In my grandfather and father's time, most people were farmers, and Western education was scarce. They got educated and got jobs that helped them to get property and retire. In my time, entrepreneurship was scarce, and we did it instead of choosing saturated workplaces. Now...
...legal entrepreneurship is no longer scarce, and many people who can't get jobs opt for it. This creates another problem of too much, and because criminality is scarce, it has become more lucrative.
Yahoo boys and criminals are much more common now than 20/30 years ago.
The problem with crime is that there is nothing like a halfway crook—most of those who opt for it never really leave it fully, which causes it to grow exponentially. This in itself creates a problem of competition, but criminals are smarter than most people; they collaborate.
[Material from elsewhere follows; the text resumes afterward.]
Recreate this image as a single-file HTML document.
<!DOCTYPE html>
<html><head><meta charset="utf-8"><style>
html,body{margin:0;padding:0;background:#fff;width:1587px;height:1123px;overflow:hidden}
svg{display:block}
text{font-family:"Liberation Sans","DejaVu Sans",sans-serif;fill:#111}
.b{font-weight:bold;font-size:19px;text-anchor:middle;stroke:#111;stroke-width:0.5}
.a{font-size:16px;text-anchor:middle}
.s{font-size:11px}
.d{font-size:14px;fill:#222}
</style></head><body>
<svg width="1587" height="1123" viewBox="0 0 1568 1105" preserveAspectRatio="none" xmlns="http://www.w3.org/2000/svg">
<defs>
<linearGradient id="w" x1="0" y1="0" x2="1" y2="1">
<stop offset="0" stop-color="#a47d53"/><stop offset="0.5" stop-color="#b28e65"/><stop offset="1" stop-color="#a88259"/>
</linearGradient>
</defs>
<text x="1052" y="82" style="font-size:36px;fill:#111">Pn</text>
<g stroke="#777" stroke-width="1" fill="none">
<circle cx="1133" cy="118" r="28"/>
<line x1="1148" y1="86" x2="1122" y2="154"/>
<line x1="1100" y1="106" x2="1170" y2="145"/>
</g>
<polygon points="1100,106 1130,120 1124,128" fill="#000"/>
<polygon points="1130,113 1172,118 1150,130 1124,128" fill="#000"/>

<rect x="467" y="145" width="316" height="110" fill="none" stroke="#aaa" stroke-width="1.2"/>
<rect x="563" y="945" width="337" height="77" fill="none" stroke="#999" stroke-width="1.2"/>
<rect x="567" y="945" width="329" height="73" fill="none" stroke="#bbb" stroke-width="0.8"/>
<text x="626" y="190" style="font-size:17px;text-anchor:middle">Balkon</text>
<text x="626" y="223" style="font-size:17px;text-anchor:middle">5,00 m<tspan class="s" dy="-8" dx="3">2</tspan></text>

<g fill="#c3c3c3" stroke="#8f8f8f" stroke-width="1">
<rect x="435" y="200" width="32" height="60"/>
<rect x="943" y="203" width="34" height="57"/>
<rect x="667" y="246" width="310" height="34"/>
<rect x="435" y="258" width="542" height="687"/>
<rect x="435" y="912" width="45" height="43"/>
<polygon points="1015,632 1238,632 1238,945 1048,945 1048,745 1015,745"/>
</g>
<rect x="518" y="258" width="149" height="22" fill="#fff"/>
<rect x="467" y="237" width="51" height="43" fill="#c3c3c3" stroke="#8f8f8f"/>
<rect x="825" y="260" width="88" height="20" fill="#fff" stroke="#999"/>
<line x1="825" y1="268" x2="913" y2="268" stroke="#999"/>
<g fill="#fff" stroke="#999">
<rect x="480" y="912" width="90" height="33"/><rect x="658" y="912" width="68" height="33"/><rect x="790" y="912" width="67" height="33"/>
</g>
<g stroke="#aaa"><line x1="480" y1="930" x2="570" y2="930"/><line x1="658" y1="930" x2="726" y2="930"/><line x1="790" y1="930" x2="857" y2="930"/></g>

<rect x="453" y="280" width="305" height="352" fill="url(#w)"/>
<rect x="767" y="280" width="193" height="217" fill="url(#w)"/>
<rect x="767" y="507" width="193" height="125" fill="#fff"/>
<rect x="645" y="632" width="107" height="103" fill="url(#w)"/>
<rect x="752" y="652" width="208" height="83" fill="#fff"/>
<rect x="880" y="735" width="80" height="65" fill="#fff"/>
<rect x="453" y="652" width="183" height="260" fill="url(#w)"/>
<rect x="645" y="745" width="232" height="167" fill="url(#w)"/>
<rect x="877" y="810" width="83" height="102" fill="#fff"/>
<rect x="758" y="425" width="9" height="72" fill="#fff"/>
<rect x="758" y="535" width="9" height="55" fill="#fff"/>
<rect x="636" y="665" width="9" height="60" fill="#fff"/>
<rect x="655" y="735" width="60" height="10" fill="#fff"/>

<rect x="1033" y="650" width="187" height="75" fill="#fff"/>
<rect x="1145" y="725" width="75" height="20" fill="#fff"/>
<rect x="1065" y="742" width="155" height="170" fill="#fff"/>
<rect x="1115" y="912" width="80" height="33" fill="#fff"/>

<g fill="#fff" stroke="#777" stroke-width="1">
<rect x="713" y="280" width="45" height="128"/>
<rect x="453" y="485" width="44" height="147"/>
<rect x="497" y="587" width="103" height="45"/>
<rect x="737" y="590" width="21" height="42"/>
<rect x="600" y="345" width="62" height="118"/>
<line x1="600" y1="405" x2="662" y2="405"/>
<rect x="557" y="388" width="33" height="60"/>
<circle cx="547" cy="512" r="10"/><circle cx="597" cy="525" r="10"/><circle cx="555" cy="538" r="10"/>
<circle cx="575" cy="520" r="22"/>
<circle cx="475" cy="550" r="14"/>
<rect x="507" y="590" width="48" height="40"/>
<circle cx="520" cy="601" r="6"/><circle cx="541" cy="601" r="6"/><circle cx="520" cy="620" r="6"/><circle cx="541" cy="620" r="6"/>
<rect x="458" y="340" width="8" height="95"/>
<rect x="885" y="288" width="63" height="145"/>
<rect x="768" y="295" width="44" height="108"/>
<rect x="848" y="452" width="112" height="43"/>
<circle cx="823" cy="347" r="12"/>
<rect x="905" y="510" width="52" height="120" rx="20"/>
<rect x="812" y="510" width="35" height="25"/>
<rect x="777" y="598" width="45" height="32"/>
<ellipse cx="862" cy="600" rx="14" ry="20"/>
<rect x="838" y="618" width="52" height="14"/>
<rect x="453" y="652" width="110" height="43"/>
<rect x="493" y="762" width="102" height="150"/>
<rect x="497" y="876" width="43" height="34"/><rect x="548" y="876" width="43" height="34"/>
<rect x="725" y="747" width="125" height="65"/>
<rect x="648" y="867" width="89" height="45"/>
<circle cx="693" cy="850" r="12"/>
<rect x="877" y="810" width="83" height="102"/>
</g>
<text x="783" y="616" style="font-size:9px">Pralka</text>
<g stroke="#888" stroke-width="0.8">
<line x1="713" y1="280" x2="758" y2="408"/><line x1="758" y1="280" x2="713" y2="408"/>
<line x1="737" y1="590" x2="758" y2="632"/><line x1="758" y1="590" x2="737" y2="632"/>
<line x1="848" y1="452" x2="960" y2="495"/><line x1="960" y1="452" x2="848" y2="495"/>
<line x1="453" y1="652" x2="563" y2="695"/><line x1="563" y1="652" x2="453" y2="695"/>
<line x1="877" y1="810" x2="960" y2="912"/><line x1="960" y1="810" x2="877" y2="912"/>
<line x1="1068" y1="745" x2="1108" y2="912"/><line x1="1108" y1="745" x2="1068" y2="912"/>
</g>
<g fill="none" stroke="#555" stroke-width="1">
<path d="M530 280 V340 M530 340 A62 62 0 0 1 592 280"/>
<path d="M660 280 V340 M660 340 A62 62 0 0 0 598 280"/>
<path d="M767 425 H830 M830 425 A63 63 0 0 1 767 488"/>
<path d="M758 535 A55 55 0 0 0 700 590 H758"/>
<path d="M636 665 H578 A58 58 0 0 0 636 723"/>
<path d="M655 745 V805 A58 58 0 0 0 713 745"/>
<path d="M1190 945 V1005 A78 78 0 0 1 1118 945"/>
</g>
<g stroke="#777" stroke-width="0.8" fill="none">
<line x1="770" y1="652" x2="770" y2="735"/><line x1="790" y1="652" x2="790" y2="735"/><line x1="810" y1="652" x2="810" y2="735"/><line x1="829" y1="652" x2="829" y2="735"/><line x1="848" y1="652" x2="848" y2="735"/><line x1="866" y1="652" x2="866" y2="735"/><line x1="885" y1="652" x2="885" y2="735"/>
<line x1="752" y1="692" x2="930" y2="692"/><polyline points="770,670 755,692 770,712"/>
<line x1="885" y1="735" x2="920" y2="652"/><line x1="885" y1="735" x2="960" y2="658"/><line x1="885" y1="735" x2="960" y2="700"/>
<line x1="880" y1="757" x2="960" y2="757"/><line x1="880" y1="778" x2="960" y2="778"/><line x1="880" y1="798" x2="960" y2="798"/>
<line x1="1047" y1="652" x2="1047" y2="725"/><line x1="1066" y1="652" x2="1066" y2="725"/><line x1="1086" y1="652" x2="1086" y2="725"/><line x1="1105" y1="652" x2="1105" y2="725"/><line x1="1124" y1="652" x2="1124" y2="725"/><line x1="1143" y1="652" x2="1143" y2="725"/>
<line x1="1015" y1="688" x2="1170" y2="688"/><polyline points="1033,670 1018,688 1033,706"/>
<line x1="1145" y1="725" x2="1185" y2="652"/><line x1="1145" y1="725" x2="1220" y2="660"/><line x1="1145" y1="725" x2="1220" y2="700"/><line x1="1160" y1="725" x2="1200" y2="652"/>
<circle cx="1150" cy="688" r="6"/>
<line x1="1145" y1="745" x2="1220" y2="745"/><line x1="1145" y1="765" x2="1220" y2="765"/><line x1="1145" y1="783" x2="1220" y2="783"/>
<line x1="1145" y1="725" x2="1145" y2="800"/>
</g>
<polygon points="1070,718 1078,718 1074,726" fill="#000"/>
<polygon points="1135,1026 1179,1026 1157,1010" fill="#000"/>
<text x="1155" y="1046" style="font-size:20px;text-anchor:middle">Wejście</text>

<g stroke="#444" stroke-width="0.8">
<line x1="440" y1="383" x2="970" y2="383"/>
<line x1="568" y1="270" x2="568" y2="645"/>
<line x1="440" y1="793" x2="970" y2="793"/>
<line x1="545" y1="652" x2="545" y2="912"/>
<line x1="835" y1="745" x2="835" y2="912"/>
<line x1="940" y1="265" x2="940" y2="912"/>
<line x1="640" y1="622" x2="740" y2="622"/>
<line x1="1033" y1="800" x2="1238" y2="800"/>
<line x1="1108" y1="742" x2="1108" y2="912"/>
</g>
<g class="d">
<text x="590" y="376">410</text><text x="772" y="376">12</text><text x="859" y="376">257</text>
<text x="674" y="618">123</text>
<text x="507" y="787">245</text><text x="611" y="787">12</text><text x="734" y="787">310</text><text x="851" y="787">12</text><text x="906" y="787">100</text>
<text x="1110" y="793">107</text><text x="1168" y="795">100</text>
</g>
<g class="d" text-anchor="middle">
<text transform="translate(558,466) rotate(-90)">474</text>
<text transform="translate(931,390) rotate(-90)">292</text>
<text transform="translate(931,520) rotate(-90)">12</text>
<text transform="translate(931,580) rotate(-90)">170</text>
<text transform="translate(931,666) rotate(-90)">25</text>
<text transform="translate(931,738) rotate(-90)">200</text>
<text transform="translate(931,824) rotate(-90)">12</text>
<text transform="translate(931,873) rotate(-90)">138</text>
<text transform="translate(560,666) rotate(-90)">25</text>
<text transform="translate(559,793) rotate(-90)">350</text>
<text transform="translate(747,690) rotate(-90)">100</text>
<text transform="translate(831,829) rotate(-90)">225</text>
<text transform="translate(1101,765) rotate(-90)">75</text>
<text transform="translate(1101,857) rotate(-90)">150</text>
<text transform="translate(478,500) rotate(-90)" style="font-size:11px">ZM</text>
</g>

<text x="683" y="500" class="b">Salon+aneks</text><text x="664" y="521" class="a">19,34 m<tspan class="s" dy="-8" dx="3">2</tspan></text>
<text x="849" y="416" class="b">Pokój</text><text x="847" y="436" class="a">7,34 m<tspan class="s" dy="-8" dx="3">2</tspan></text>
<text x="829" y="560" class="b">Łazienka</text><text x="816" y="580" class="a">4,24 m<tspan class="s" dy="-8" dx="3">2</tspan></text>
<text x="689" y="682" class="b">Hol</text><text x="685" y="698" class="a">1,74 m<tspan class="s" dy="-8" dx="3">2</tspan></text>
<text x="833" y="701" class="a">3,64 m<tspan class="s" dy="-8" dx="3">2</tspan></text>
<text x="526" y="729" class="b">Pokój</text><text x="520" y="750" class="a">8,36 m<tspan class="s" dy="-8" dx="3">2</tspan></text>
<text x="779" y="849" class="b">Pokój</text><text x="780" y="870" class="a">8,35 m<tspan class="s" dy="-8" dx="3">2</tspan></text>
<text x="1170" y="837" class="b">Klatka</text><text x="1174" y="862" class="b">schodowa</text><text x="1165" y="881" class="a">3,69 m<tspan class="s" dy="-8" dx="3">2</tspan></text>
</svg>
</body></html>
Listening to @ChimamandaReal and @Trevornoah's conversation on his podcast, I remember school in England in 2005 and how I couldn't make a complaint against a lecturer who was racist and sexually harassing me because she was a woman and I was a man.
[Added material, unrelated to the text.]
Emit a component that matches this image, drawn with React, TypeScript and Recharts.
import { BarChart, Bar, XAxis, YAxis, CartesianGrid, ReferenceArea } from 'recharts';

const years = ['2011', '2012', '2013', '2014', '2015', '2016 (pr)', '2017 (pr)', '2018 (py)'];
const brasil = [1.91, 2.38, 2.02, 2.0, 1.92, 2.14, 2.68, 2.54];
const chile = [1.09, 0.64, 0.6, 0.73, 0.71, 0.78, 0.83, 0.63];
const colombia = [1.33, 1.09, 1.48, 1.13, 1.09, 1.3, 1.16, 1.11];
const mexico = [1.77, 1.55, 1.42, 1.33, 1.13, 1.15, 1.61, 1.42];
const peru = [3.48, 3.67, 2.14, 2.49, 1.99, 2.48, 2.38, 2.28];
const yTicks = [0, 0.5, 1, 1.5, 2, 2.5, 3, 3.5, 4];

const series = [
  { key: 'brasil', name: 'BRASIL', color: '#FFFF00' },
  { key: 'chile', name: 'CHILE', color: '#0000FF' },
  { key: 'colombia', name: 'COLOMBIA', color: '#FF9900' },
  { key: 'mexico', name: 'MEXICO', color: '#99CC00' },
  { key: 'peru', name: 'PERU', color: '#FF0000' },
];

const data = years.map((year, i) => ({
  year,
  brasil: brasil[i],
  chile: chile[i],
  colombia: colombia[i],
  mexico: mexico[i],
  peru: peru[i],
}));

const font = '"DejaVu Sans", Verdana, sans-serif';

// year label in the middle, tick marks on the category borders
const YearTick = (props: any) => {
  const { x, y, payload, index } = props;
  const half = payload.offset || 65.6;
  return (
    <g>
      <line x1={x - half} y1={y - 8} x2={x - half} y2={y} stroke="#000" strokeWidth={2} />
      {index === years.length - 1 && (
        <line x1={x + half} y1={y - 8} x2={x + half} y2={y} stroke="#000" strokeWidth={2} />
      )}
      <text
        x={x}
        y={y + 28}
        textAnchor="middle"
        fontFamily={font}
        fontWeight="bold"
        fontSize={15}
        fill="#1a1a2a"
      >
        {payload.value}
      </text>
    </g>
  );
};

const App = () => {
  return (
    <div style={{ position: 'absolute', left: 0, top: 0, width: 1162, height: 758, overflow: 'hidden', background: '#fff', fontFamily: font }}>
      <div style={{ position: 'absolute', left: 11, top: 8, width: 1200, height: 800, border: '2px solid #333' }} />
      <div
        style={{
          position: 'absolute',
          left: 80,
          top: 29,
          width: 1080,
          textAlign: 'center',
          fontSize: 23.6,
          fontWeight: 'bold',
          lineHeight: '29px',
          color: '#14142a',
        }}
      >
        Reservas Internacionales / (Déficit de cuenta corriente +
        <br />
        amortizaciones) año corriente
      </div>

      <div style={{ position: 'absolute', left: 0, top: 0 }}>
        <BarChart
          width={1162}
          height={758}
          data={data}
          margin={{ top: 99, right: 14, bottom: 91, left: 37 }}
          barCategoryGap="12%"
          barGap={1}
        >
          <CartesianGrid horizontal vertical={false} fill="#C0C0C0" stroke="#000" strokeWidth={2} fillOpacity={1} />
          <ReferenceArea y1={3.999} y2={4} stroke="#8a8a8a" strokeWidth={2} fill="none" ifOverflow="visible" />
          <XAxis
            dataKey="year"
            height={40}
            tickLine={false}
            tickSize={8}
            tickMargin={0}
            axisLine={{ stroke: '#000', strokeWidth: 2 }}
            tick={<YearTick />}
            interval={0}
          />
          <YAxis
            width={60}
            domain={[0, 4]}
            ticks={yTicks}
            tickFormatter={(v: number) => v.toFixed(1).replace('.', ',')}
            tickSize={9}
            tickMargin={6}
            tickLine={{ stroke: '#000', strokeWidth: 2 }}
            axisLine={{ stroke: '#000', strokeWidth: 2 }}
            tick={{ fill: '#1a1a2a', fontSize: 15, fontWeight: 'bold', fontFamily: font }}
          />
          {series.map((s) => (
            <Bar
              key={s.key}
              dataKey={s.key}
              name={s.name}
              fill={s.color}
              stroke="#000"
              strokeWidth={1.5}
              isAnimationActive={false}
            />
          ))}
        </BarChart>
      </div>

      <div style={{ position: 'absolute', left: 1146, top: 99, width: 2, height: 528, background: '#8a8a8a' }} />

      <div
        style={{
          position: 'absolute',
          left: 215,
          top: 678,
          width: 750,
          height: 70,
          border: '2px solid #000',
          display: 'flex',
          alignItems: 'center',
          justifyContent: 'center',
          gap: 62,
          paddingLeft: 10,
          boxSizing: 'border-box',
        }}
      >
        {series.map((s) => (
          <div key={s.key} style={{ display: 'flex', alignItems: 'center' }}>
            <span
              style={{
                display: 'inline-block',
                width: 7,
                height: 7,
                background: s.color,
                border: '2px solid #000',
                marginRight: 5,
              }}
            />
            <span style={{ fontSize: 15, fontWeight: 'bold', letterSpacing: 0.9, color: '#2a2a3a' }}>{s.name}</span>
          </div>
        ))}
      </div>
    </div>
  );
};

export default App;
It was a complicated situation that she exploited to her advantage. The conversation was buried because of political correctness. People on either side are doing so many bad things, and perceived "lack of privilege" was weaponized in many ways, leading to frustration.
Trump is an idiot, but American academia is also no longer a place where freedom of expression truly happens. The tyranny of the minority is a thing there, and political correctness can be taken to extremes. I still remember Dave Chapelle's warning about this in his Special.
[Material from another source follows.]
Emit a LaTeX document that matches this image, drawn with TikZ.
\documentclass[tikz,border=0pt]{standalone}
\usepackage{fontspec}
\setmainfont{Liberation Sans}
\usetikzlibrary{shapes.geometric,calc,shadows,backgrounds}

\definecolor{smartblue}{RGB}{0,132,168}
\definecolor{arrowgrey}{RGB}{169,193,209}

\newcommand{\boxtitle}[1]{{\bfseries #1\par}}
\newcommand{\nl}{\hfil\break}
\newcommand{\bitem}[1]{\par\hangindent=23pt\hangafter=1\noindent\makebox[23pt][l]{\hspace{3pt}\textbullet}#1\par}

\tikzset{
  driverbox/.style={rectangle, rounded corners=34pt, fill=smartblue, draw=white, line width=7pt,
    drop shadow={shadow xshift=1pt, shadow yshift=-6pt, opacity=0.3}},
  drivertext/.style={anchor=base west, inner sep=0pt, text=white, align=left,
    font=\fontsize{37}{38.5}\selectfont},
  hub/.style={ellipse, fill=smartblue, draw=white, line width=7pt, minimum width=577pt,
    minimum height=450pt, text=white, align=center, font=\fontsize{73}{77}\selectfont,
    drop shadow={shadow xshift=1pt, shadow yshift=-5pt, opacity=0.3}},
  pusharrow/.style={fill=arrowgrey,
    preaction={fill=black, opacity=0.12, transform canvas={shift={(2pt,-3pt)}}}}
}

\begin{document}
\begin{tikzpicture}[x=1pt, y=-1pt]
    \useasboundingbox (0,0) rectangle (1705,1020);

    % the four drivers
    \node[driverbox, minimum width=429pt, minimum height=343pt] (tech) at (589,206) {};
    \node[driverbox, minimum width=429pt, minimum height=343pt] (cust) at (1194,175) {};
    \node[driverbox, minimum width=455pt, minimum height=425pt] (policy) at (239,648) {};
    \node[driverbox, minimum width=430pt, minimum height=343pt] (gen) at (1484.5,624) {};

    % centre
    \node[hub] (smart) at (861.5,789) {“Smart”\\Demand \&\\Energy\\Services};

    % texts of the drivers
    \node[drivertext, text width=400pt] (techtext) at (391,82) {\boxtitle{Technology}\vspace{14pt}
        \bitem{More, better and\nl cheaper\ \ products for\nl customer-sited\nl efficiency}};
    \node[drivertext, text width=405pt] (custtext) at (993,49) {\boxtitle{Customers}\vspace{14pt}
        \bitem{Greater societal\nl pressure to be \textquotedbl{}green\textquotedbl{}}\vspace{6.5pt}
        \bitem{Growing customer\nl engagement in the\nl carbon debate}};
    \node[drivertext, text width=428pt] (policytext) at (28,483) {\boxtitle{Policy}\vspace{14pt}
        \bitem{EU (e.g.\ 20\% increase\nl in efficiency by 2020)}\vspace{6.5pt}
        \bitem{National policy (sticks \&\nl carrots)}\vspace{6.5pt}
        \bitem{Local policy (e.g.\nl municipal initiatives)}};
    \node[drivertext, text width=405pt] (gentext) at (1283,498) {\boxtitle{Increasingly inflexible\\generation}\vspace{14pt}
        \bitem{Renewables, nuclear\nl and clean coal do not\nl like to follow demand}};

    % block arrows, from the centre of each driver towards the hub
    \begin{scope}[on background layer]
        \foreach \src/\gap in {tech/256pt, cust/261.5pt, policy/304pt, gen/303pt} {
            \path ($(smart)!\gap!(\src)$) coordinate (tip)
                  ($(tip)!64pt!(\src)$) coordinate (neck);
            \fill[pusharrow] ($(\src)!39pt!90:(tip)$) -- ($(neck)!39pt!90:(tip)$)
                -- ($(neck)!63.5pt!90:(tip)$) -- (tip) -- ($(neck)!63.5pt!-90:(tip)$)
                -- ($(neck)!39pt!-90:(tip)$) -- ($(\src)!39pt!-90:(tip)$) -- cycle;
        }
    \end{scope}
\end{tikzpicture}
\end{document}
I have tried many Nigerian apps, got hooked somewhere in the onboarding process, and abandoned the apps. There is no follow-up to try to resolve this. There is no attempt to capture my basic email first in the easiest way possible, like Google or social sign-up. Missed chances.
Onboarding seems to be a headache for most apps built by our people. The smoothest onboarding process I have seen was with @MoMo_PSB, an existing MTN customer. Opay and Moniepoint tried. They seem to have the same onboarding template in tiers, which makes sense.
You need to take onboarding very seriously, as it is the interface between you and a future lucrative relationship. Many bungle support and still survive, but if you keep bungling onboarding, your chances of survival are slim, especially when there are alternatives.
I have been wondering why most communities of Nigerians that have any financial goals or crowdfunding element always end up with someone stealing money?
This started from my departmental association in school as far back as in the 80s. The President embezzled and was sacked.
My estate association in Lagos had the same problem and the man ran away. Someone with a house that he owns in the estate escaped to Canada to avoid paying the money he stole. I have observed this in so many forms. Someone has to try to become too smart in the group.
This is worrying and it contributes to our low trust issues. A startup was trying to work with a union collecting dues from members, next thing we see is the union executive flexing online and living large. I think living large is the symptom and dishonesty is the root cause.
How many African freelancers do we have in tech? Is there any real way to figure out the size of the African freelancer market?Most people I know trying to build products for them seem to be discovering that the market is not as large as we imagine. Plus many get jobs and churn.
There is a theory that most freelancers don’t survive doing freelancing long enough as most do not have experience and provide a lot of substandard services or products. This was very true in the early days but now, they are part of properly structured online teams quite early.
South Africa proves this theory wrong as there are many people who run their own show but are able to combine as one on teams when they have a gig that they need to do together. There are probably more experienced freelancers on their own there than people in paid employment.